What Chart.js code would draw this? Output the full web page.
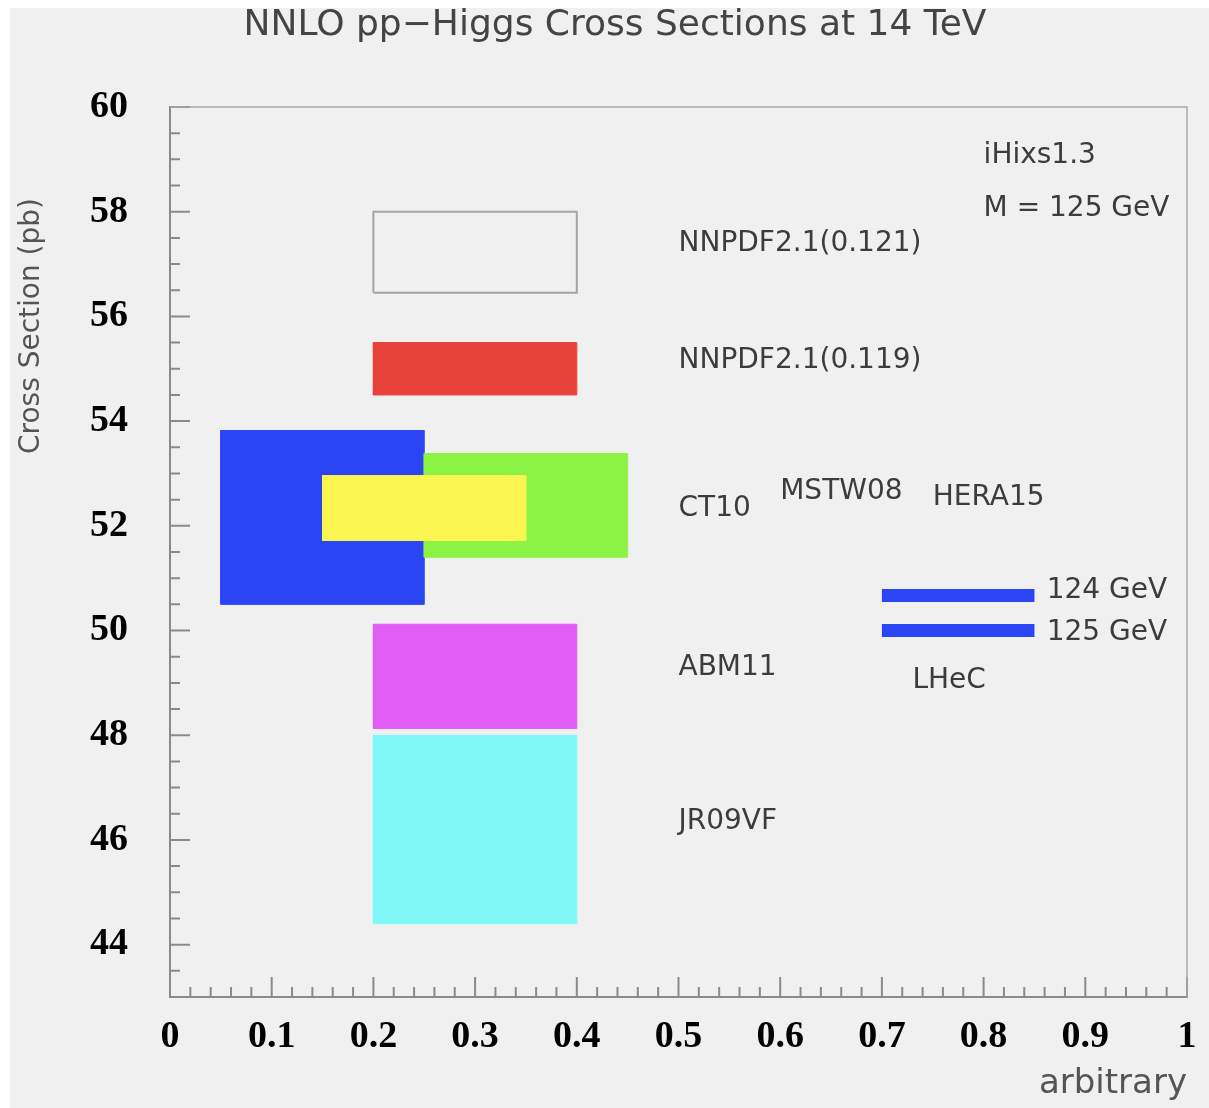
<!DOCTYPE html>
<html>
<head>
<meta charset="utf-8">
<script src="https://cdn.jsdelivr.net/npm/chart.js@4/dist/chart.umd.min.js"></script>
<style>
html, body { margin: 0; background: #fff; }
#wrap { position: absolute; left: 10px; top: 8px; width: 1199px; height: 1100px; background: #f0f0f0; }
</style>
</head>
<body>
<div id="wrap"><canvas id="xsChart"></canvas></div>
<script>
// PDF bands: x range is arbitrary, y range is the cross section band (pb)
const boxNames = ['NNPDF2.1(0.121)', 'NNPDF2.1(0.119)', 'MSTW08', 'HERA15', 'CT10', 'ABM11', 'JR09VF'];
const boxXLo = [0.2, 0.2, 0.05, 0.25, 0.15, 0.2, 0.2];
const boxXHi = [0.4, 0.4, 0.25, 0.45, 0.35, 0.4, 0.4];
const boxYLo = [56.45, 54.5, 50.5, 51.4, 51.72, 48.13, 44.4];
const boxYHi = [58.0, 55.5, 53.82, 53.38, 52.96, 50.12, 48.0];
const boxColors = [null, '#e8433b', '#2b45f5', '#8cf244', '#fbf551', '#e05ef5', '#80f8f7'];

// LHeC predictions
const lhecMasses = ['124 GeV', '125 GeV'];
const lhecXsec = [50.67, 50.0];
const lhecX = [0.7, 0.85];

// text labels (data coordinates, left edge)
const labelTexts = ['NNPDF2.1(0.121)', 'NNPDF2.1(0.119)', 'CT10', 'MSTW08', 'HERA15', 'ABM11', 'JR09VF',
    '124 GeV', '125 GeV', 'LHeC', 'iHixs1.3', 'M = 125 GeV'];
const labelX = [0.5, 0.5, 0.5, 0.6, 0.75, 0.5, 0.5, 0.862, 0.862, 0.73, 0.8, 0.8];
const labelY = [57.38, 55.16, 52.33, 52.66, 52.54, 49.29, 46.35, 50.76, 49.96, 49.04, 59.06, 58.05];

const xTickValues = [0, 0.1, 0.2, 0.3, 0.4, 0.5, 0.6, 0.7, 0.8, 0.9, 1];
const xTickLabels = ['0', '0.1', '0.2', '0.3', '0.4', '0.5', '0.6', '0.7', '0.8', '0.9', '1'];
const yTickValues = [44, 46, 48, 50, 52, 54, 56, 58, 60];

const titleText = 'NNLO pp\u2212Higgs Cross Sections at 14 TeV';

const datasets = boxNames.map((name, i) => ({
    label: name,
    data: [
        { x: boxXLo[i], y: boxYLo[i] },
        { x: boxXHi[i], y: boxYLo[i] },
        { x: boxXHi[i], y: boxYHi[i] },
        { x: boxXLo[i], y: boxYHi[i] },
        { x: boxXLo[i], y: boxYLo[i] }
    ],
    showLine: true,
    fill: boxColors[i] ? 'shape' : false,
    backgroundColor: boxColors[i] || 'rgba(0,0,0,0)',
    borderColor: boxColors[i] || '#a4a4a4',
    borderWidth: boxColors[i] ? 1 : 2,
    pointRadius: 0,
    order: boxNames.length - i
}));

lhecMasses.forEach((m, i) => {
    datasets.push({
        label: 'LHeC ' + m,
        data: [{ x: lhecX[0], y: lhecXsec[i] }, { x: lhecX[1], y: lhecXsec[i] }],
        showLine: true,
        fill: false,
        borderColor: '#2b45f5',
        borderWidth: 13,
        borderCapStyle: 'butt',
        pointRadius: 0,
        order: 0
    });
});

// ROOT style inward ticks + light top/right frame
const frameTicks = {
    id: 'frameTicks',
    afterDraw(chart) {
        const { ctx, chartArea: a, scales: { x, y } } = chart;
        ctx.save();
        ctx.strokeStyle = '#8a8a8a';
        ctx.lineWidth = 2;
        ctx.beginPath();
        for (let k = 86; k <= 120; k++) {
            const py = y.getPixelForValue(k / 2);
            const len = k % 4 === 0 ? 20 : 10;
            ctx.moveTo(a.left, py);
            ctx.lineTo(a.left + len, py);
        }
        for (let k = 0; k <= 50; k++) {
            const px = x.getPixelForValue(k / 50);
            const len = k % 5 === 0 ? 20 : 10;
            ctx.moveTo(px, a.bottom);
            ctx.lineTo(px, a.bottom - len);
        }
        ctx.stroke();
        ctx.strokeStyle = '#a8a8a8';
        ctx.lineWidth = 1.5;
        ctx.beginPath();
        ctx.moveTo(a.left, a.top);
        ctx.lineTo(a.right, a.top);
        ctx.lineTo(a.right, a.bottom);
        ctx.stroke();
        ctx.restore();
    }
};

const textLabels = {
    id: 'textLabels',
    afterDatasetsDraw(chart) {
        const { ctx, scales: { x, y } } = chart;
        ctx.save();
        ctx.fillStyle = '#3c3c3c';
        ctx.font = '28px "DejaVu Sans"';
        ctx.textAlign = 'left';
        ctx.textBaseline = 'middle';
        labelTexts.forEach((t, i) => {
            ctx.fillText(t, x.getPixelForValue(labelX[i]), y.getPixelForValue(labelY[i]));
        });
        // title
        ctx.fillStyle = '#444';
        ctx.font = '36px "DejaVu Sans"';
        ctx.textAlign = 'center';
        ctx.fillText(titleText, 605, 18);
        // y axis title
        ctx.fillStyle = '#555';
        ctx.font = '28px "DejaVu Sans"';
        ctx.translate(22, 318);
        ctx.rotate(-Math.PI / 2);
        ctx.fillText('Cross Section (pb)', 0, 0);
        ctx.restore();
    }
};

const ctx = document.getElementById('xsChart').getContext('2d');
new Chart(ctx, {
    type: 'scatter',
    data: { datasets },
    plugins: [frameTicks, textLabels],
    options: {
        responsive: true,
        maintainAspectRatio: false,
        animation: false,
        layout: { padding: { left: 0, right: 22, top: 99, bottom: 0 } },
        plugins: {
            legend: { display: false },
            tooltip: { enabled: false },
            title: { display: false }
        },
        scales: {
            x: {
                type: 'linear',
                min: 0,
                max: 1,
                afterBuildTicks: (s) => { s.ticks = xTickValues.map(v => ({ value: v })); },
                afterFit: (s) => { s.height = 111; s.paddingLeft = 0; s.paddingRight = 0; },
                grid: { display: false, drawTicks: false },
                border: { display: true, color: '#8a8a8a', width: 2 },
                ticks: {
                    autoSkip: false,
                    maxRotation: 0,
                    padding: 17,
                    color: '#000',
                    font: { family: 'Liberation Serif', size: 38, weight: 'bold' },
                    callback: (v, i) => xTickLabels[i]
                },
                title: {
                    display: true,
                    text: 'arbitrary',
                    align: 'end',
                    color: '#555',
                    font: { family: 'DejaVu Sans', size: 34 },
                    padding: { top: 0, bottom: 3 }
                }
            },
            y: {
                type: 'linear',
                min: 43,
                max: 60,
                afterBuildTicks: (s) => { s.ticks = yTickValues.map(v => ({ value: v })); },
                afterFit: (s) => { s.width = 160; },
                grid: { display: false, drawTicks: false },
                border: { display: true, color: '#8a8a8a', width: 2 },
                ticks: {
                    padding: 42,
                    color: '#000',
                    font: { family: 'Liberation Serif', size: 38, weight: 'bold' }
                }
            }
        }
    }
});
</script>
</body>
</html>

++++

Task statement:
Return, unchanged, the lines from the first line of the material through the line that holds "const lhecX = [0.7, 0.85];", inclusive, omitting pictures.

Result of this task:
What Chart.js code would draw this? Output the full web page.
<!DOCTYPE html>
<html>
<head>
<meta charset="utf-8">
<script src="https://cdn.jsdelivr.net/npm/chart.js@4/dist/chart.umd.min.js"></script>
<style>
html, body { margin: 0; background: #fff; }
#wrap { position: absolute; left: 10px; top: 8px; width: 1199px; height: 1100px; background: #f0f0f0; }
</style>
</head>
<body>
<div id="wrap"><canvas id="xsChart"></canvas></div>
<script>
// PDF bands: x range is arbitrary, y range is the cross section band (pb)
const boxNames = ['NNPDF2.1(0.121)', 'NNPDF2.1(0.119)', 'MSTW08', 'HERA15', 'CT10', 'ABM11', 'JR09VF'];
const boxXLo = [0.2, 0.2, 0.05, 0.25, 0.15, 0.2, 0.2];
const boxXHi = [0.4, 0.4, 0.25, 0.45, 0.35, 0.4, 0.4];
const boxYLo = [56.45, 54.5, 50.5, 51.4, 51.72, 48.13, 44.4];
const boxYHi = [58.0, 55.5, 53.82, 53.38, 52.96, 50.12, 48.0];
const boxColors = [null, '#e8433b', '#2b45f5', '#8cf244', '#fbf551', '#e05ef5', '#80f8f7'];

// LHeC predictions
const lhecMasses = ['124 GeV', '125 GeV'];
const lhecXsec = [50.67, 50.0];
const lhecX = [0.7, 0.85];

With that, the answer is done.